We are at war, waging many battles and on many fronts against many real ‘madmen’. They are not Milei, Trump or Wilders, but the self confident b….ards at COP 28 who are trying to micro-manage every aspect of our lives. New fronts keep opening up but old ones mustn’t be forgotten. This week for example saw Trump’s gag order reinstated by an appeal court in New York. At least he can get some comfort from Bernie Marcus, the billionaire founder of Home Depot, who threw his more than two penn’orth behind the former President, saying his support would continue even if the GOP frontrunner is convicted. We have to hope there are a few more like him because the ‘have it in for Trump’ Judge Tanya Chutkan (the one who stated in advance of the case that Trump ‘should be prosecuted and imprisoned) on Friday afternoon denied the former President’s motion to dismiss his election interference charges on grounds of presidential immunity. This came just hours after a federal appeals court denied separate efforts from Trump to have multiple lawsuits thrown out that held him liable for the Jan. 6 Capitol riot on the grounds of his immunity.

So at the end of this week it’s not looking so great for Trump, though we should ever remember, adversity is what he thrives on. According to Forbes, it’s likely Trump could appeal the appeals court’s ruling to the Supreme Court. The Democrats should start to worry.
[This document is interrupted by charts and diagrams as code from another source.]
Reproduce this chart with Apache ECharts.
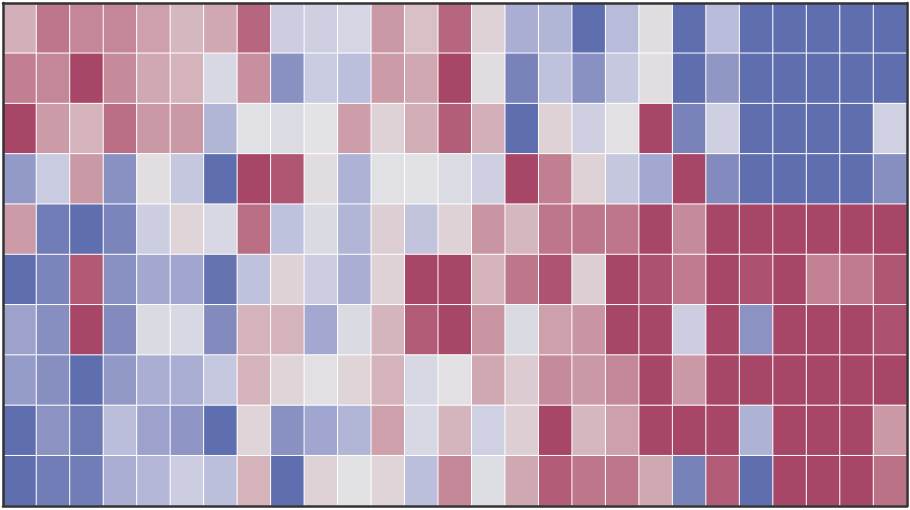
<!DOCTYPE html>
<html>
<head>
<meta charset="utf-8">
<script src="https://cdn.jsdelivr.net/npm/echarts@6/dist/echarts.min.js"></script>
<style>html,body{margin:0;padding:0;background:#fff;}#c{width:910px;height:510px;}</style>
</head>
<body>
<div id="c"></div>
<script>
const columns = Array.from({length: 27}, (_, i) => 'C' + (i + 1));
const rows = Array.from({length: 10}, (_, i) => 'R' + (i + 1));

const row0 = [0.35, 0.7, 0.6, 0.6, 0.45, 0.3, 0.4, 0.8, -0.2, -0.18, -0.12, 0.5, 0.25, 0.8, 0.12, -0.45, -0.4, -1, -0.35, 0.05, -1, -0.35, -1, -1, -1, -1, -1];
const row1 = [0.65, 0.6, 1, 0.58, 0.4, 0.33, -0.1, 0.55, -0.7, -0.22, -0.32, 0.48, 0.4, 1, 0.05, -0.82, -0.3, -0.7, -0.25, 0.04, -1, -0.65, -1, -1, -1, -1, -1];
const row2 = [1, 0.48, 0.33, 0.75, 0.5, 0.5, -0.4, -0.02, -0.07, 0, 0.47, 0.12, 0.36, 0.85, 0.35, -1, 0.12, -0.18, 0.02, 1, -0.82, -0.18, -1, -1, -1, -1, -0.17];
const row3 = [-0.62, -0.22, 0.5, -0.7, 0.04, -0.26, -1, 1, 0.9, 0.05, -0.42, -0.02, -0.01, -0.07, -0.18, 1, 0.65, 0.12, -0.26, -0.5, 1, -0.75, -1, -1, -1, -1, -0.72];
const row4 = [0.48, -0.87, -1, -0.8, -0.2, 0.1, -0.1, 0.75, -0.3, -0.08, -0.4, 0.15, -0.28, 0.12, 0.52, 0.3, 0.7, 0.7, 0.7, 1, 0.58, 1, 1, 1, 1, 1, 1];
const row5 = [-1, -0.8, 0.88, -0.7, -0.5, -0.52, -0.95, -0.3, 0.12, -0.2, -0.45, 0.12, 1, 1, 0.33, 0.7, 0.92, 0.15, 1, 0.93, 0.68, 1, 0.93, 1, 0.63, 0.68, 0.9];
const row6 = [-0.55, -0.72, 1, -0.75, -0.08, -0.1, -0.75, 0.33, 0.33, -0.5, -0.08, 0.32, 0.87, 1, 0.52, -0.08, 0.45, 0.52, 1, 1, -0.2, 1, -0.68, 1, 1, 1, 0.93];
const row7 = [-0.6, -0.72, -1, -0.63, -0.45, -0.45, -0.25, 0.33, 0.1, 0.02, 0.1, 0.33, -0.1, 0.02, 0.4, 0.17, 0.58, 0.5, 0.6, 1, 0.5, 1, 1, 1, 1, 1, 1];
const row8 = [-1, -0.68, -0.9, -0.33, -0.55, -0.66, -1, 0.1, -0.7, -0.52, -0.4, 0.45, -0.1, 0.32, -0.17, 0.15, 1, 0.3, 0.45, 1, 1, 1, -0.42, 1, 1, 1, 0.5];
const row9 = [-1, -0.87, -0.87, -0.45, -0.38, -0.2, -0.32, 0.33, -1, 0.12, -0.01, 0.1, -0.32, 0.6, -0.05, 0.4, 0.86, 0.7, 0.7, 0.4, -0.83, 0.87, -1, 1, 1, 1, 0.73];

const palette = ['#5e6eae', '#838bbe', '#a3a8d0', '#c6c8e0', '#e3e3e5', '#d8c0c6', '#cb98a5', '#ba6e83', '#a84668'];

const valueRows = [row0, row1, row2, row3, row4, row5, row6, row7, row8, row9];
const data = [];
valueRows.forEach((r, ri) => r.forEach((v, ci) => data.push([ci, ri, v])));

const chart = echarts.init(document.getElementById('c'), null, {renderer: 'canvas'});
const frameLine = {show: true, onZero: false, lineStyle: {color: '#333', width: 2.5}};
const hidden = {axisTick: {show: false}, axisLabel: {show: false}, splitLine: {show: false}};
chart.setOption({
  animation: false,
  backgroundColor: '#fff',
  grid: {left: 3, right: 3, top: 3, bottom: 4},
  xAxis: [
    Object.assign({type: 'category', data: columns, position: 'bottom', z: 10, axisLine: frameLine}, hidden),
    Object.assign({type: 'category', data: columns, position: 'top', z: 10, axisLine: frameLine}, hidden)
  ],
  yAxis: [
    Object.assign({type: 'category', data: rows, inverse: true, position: 'left', z: 10, axisLine: frameLine}, hidden),
    Object.assign({type: 'category', data: rows, inverse: true, position: 'right', z: 10, axisLine: frameLine}, hidden)
  ],
  visualMap: {
    show: false, type: 'continuous', min: -1, max: 1, dimension: 2,
    inRange: {color: palette}
  },
  series: [{
    type: 'heatmap',
    data: data,
    itemStyle: {borderColor: '#ffffff', borderWidth: 1},
    emphasis: {disabled: true}
  }]
});
</script>
</body>
</html>
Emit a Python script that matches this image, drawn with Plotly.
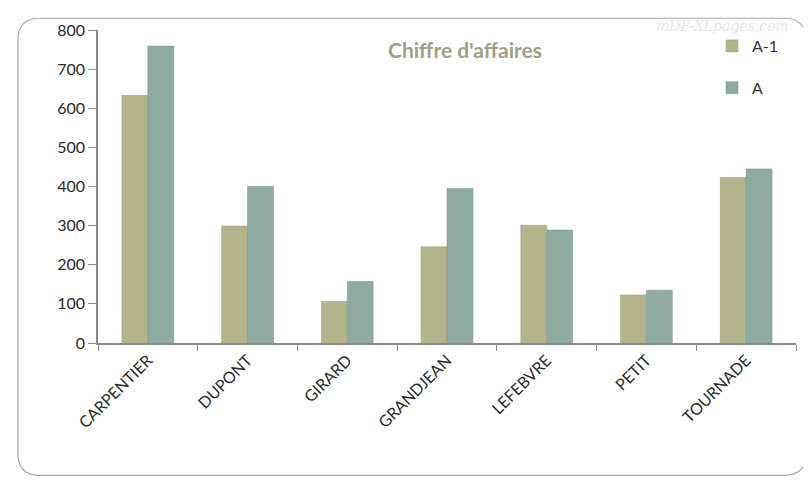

If he wins next year the jury is out on the question of whether his retribution will match (or exceed) the injustices he endured as Victor Davis Hanson puts it.

Meanwhile Spain’s protests against the trashing of its constitution continued and still no one cares – except our readers it seems – though their fragile democracy is at stake as a Spanish patriot explained here. 

Here at home there was not much to cheer about unless we count Dame Jenny Harries admitting at the Hallett inquiry that masks were useless against Covid and may have made it worse (maybe she’d read this before testifying, the nth such study).Then there was Michael Gove’s great admission that, er, after all, perhaps Covid was made in a lab. And we are expected to be grateful for this ‘honesty’. When exactly did this revelation come to him? And why didn’t he ‘share’ his enlightenment before? Don’t worry, this was no latter day St Paul. Gove not only reaffirmed his ‘belief’ in Lockdown, his criticism was it just should have come earlier. One can see why of course. That covid peaked before Lockdown hit in; that its ‘retreat’ had nothing to do with Lockdown might have been harder to disguise with this timing. Never forget Gove and Harries were two of those centrally responsible for the havoc wreaked on this country when Gove’s ‘exceptional intelligence’ was used for the forces of darkness. I suspect it still is. And no, several people have asked me – he never did answer my letter of November 2020. Here it is again, Michael, lest you’ve forgotten.

I know I haven’t mentioned the dreaded COP 28. Well my week ended as their ghastly week began. Seeing the man who says he is King, the man who said he wouldn’t be political, pontificating from the podium along with all the rest of the world’s uber rich, jet setting, climate scamsters was not a great end to it. If they are not having a laugh, they are mighty pleased with themselves. It was a while before I could reach for the Gordon’s and get a Tonic out of the fridge for an end of the week calm me down.